[Data listing]
:::

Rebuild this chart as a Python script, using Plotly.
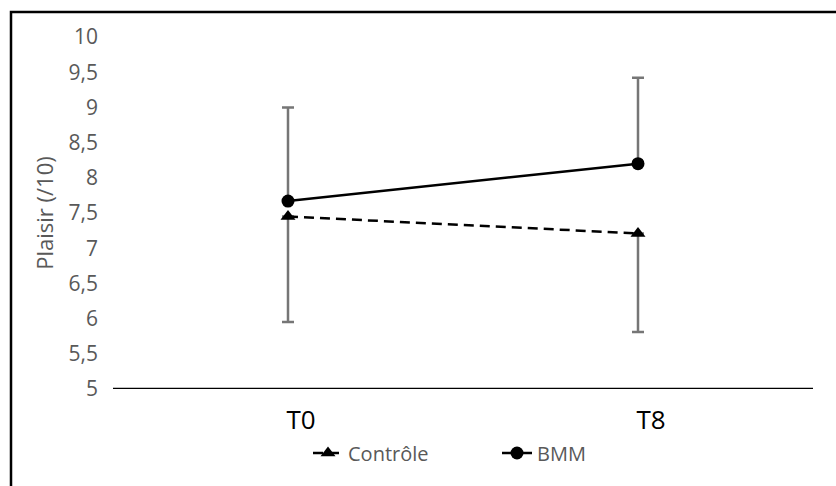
import plotly.graph_objects as go

categories = ["T0", "T8"]
controle = [7.45, 7.21]
controle_minus = [1.50, 1.40]
bmm = [7.67, 8.20]
bmm_plus = [1.33, 1.22]
y_ticks = [5, 5.5, 6, 6.5, 7, 7.5, 8, 8.5, 9, 9.5, 10]
y_tick_labels = ["5", "5,5", "6", "6,5", "7", "7,5", "8", "8,5", "9", "9,5", "10"]

GRAY = "#595959"
ERR = "#767676"
FONT = "Open Sans"

fig = go.Figure()
fig.add_trace(go.Scatter(
    x=categories, y=controle, name="Contrôle", mode="lines+markers",
    line=dict(color="black", width=2.5, dash="10px,6px"),
    marker=dict(symbol="triangle-up", size=13, color="black"),
    error_y=dict(type="data", symmetric=False, array=[0, 0], arrayminus=controle_minus,
                 color=ERR, thickness=2.5, width=6),
))
fig.add_trace(go.Scatter(
    x=categories, y=bmm, name="BMM", mode="lines+markers",
    line=dict(color="black", width=2.5),
    marker=dict(symbol="circle", size=13, color="black"),
    error_y=dict(type="data", symmetric=False, array=bmm_plus, arrayminus=[0, 0],
                 color=ERR, thickness=2.5, width=6),
))

L, R, T, B = 113, 23, 37, 97
W, H = 836, 486
pw, ph = W - L - R, H - T - B

def px(x):
    return (x - L) / pw

def py(y):
    return (H - B - y) / ph

fig.update_layout(
    width=W, height=H,
    margin=dict(l=L, r=R, t=T, b=B, autoexpand=False),
    paper_bgcolor="white", plot_bgcolor="white",
    font=dict(family=FONT, color=GRAY, size=21),
    showlegend=True,
    legend=dict(orientation="h", x=px(308), xanchor="left", y=py(453), yanchor="middle",
                font=dict(size=20, color=GRAY), entrywidth=144, entrywidthmode="pixels",
                bgcolor="rgba(0,0,0,0)"),
    xaxis=dict(range=[-0.5, 1.5], showgrid=False, zeroline=False, showline=False,
               ticks="", tickfont=dict(size=26, color="black"), ticklabelstandoff=13,
               ticklabelshift=13, fixedrange=True),
    yaxis=dict(range=[5, 10], tickvals=y_ticks, ticktext=y_tick_labels, showgrid=False,
               zeroline=False, showline=False, ticks="", ticklabelstandoff=14,
               tickfont=dict(size=21, color=GRAY),
               title=dict(text="Plaisir (/10)", font=dict(size=22, color=GRAY), standoff=8),
               automargin=False, fixedrange=True),
    shapes=[
        dict(type="line", xref="paper", yref="y", x0=0, x1=1, y0=5, y1=5,
             line=dict(color="black", width=2.5), layer="above"),
        dict(type="rect", xref="paper", yref="paper", x0=px(11), x1=px(900), y0=py(600), y1=py(12),
             line=dict(color="black", width=2.5), fillcolor="rgba(0,0,0,0)"),
    ],
)

fig.write_html("out.html", config={"displayModeBar": False},
               post_script="document.body.style.margin='0';document.body.style.overflow='hidden';")
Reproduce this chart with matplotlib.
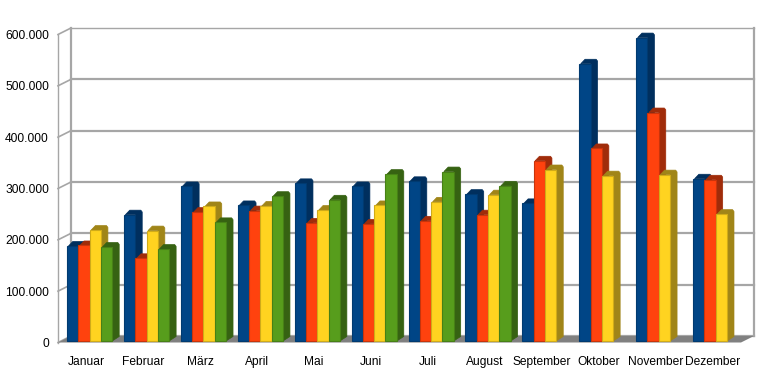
import matplotlib
matplotlib.use("Agg")
import matplotlib.pyplot as plt
import numpy as np
from matplotlib.patches import Polygon

plt.rcParams['font.family'] = ['Liberation Sans', 'DejaVu Sans']

months = ["Januar", "Februar", "März", "April", "Mai", "Juni", "Juli", "August",
          "September", "Oktober", "November", "Dezember"]
y_ticks = [0, 100000, 200000, 300000, 400000, 500000, 600000]
y_labels = ["0", "100.000", "200.000", "300.000", "400.000", "500.000", "600.000"]

blue = [188000, 249000, 304000, 267000, 310000, 304000, 314000, 289000, 271000, 543000, 594000, 319000]
orange = [189000, 164000, 254000, 257000, 233000, 231000, 237000, 249000, 354000, 378000, 448000, 317000]
yellow = [219000, 218000, 265000, 266000, 258000, 267000, 274000, 288000, 337000, 325000, 327000, 250000]
green = [186000, 182000, 234000, 285000, 278000, 328000, 333000, 305000]

series = [blue, orange, yellow, green]
front_colors = ["#004586", "#ff420e", "#ffd320", "#579d1c"]
side_colors = ["#002f5e", "#a02c0a", "#a08518", "#366212"]
edge_colors = ["#003a70", "#c9340b", "#d0ab18", "#478016"]
grey = "#a6a6a6"

fig = plt.figure(figsize=(7.72, 3.86), dpi=100)
ax = fig.add_axes([58 / 772, (386 - 342.5) / 386, 683 / 772, 308 / 386])
ax.set_xlim(0, 12)
ax.set_ylim(0, 600000)
ax.patch.set_visible(False)
for s in ax.spines.values():
    s.set_visible(False)

# pixel sizes in data units
px_x = 12 / 683
px_y = 600000 / 308
wall_dx = 13 * px_x
wall_dy = 6.5 * px_y

# floor
ax.add_patch(Polygon([(0, 0), (wall_dx, wall_dy), (12 + wall_dx, wall_dy), (12, 0)],
                     facecolor="#808080", edgecolor="none", clip_on=False, zorder=2))

# walls and grid
for t in y_ticks:
    ax.plot([0, wall_dx], [t, t + wall_dy], color=grey, lw=1.2, clip_on=False, zorder=1)
    lw = 1.0 if t == 600000 else 1.6
    ax.plot([wall_dx, 12 + wall_dx], [t + wall_dy, t + wall_dy], color=grey, lw=lw, clip_on=False, zorder=1)
ax.plot([0, 0], [0, 600000], color=grey, lw=1.0, clip_on=False, zorder=1)
ax.plot([wall_dx, wall_dx], [wall_dy, 600000 + wall_dy], color=grey, lw=1.6, clip_on=False, zorder=1)
ax.plot([12 + wall_dx, 12 + wall_dx], [wall_dy, 600000 + wall_dy], color=grey, lw=1.6, clip_on=False, zorder=1)

# bars
bar_w = 11.3 * px_x
start = 9 * px_x
base = 1.5 * px_y
side_dx = 7 * px_x
side_dy = 4.5 * px_y

z = 3
for i in range(len(months)):
    for j, values in enumerate(series):
        if i >= len(values):
            continue
        v = values[i]
        left = i + start + j * bar_w
        right = left + bar_w
        side = [(left + 1.5 * px_x, v), (left + 3 * px_x + side_dx * 0.4, v + side_dy),
                (right + side_dx * 0.8, v + side_dy), (right + side_dx, v + side_dy * 0.6),
                (right + side_dx, base + side_dy), (right, base), (right, v)]
        ax.add_patch(Polygon(side, facecolor=side_colors[j], edgecolor=side_colors[j], lw=0.5,
                             joinstyle="round", clip_on=False, zorder=z))
        ax.bar(left, v - base, width=bar_w, bottom=base, align="edge", color=front_colors[j],
               edgecolor=edge_colors[j], linewidth=0.8, zorder=z + 0.5, clip_on=False)
        z += 1

ax.set_xticks(np.arange(len(months)) + 0.5)
ax.set_xticklabels(months, fontsize=8.64, color="#000000")
ax.set_yticks(y_ticks)
ax.set_yticklabels(y_labels, fontsize=8.64, color="#000000")
ax.tick_params(axis="x", length=0, pad=9.7)
ax.tick_params(axis="y", length=0, pad=6.5)

fig.savefig("out.png", dpi=100, facecolor="white")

:::

*WHAT NEEDS TO BE DONE:* Leave the pictures aside and restate exactly the lines from the one containing "Reproduce this chart with matplotlib." to the one containing "plt.rcParams['font.family'] = ['Liberation", those two lines included.

*THE ANSWER:*
Reproduce this chart with matplotlib.
import matplotlib
matplotlib.use("Agg")
import matplotlib.pyplot as plt
import numpy as np
from matplotlib.patches import Polygon

plt.rcParams['font.family'] = ['Liberation Sans', 'DejaVu Sans']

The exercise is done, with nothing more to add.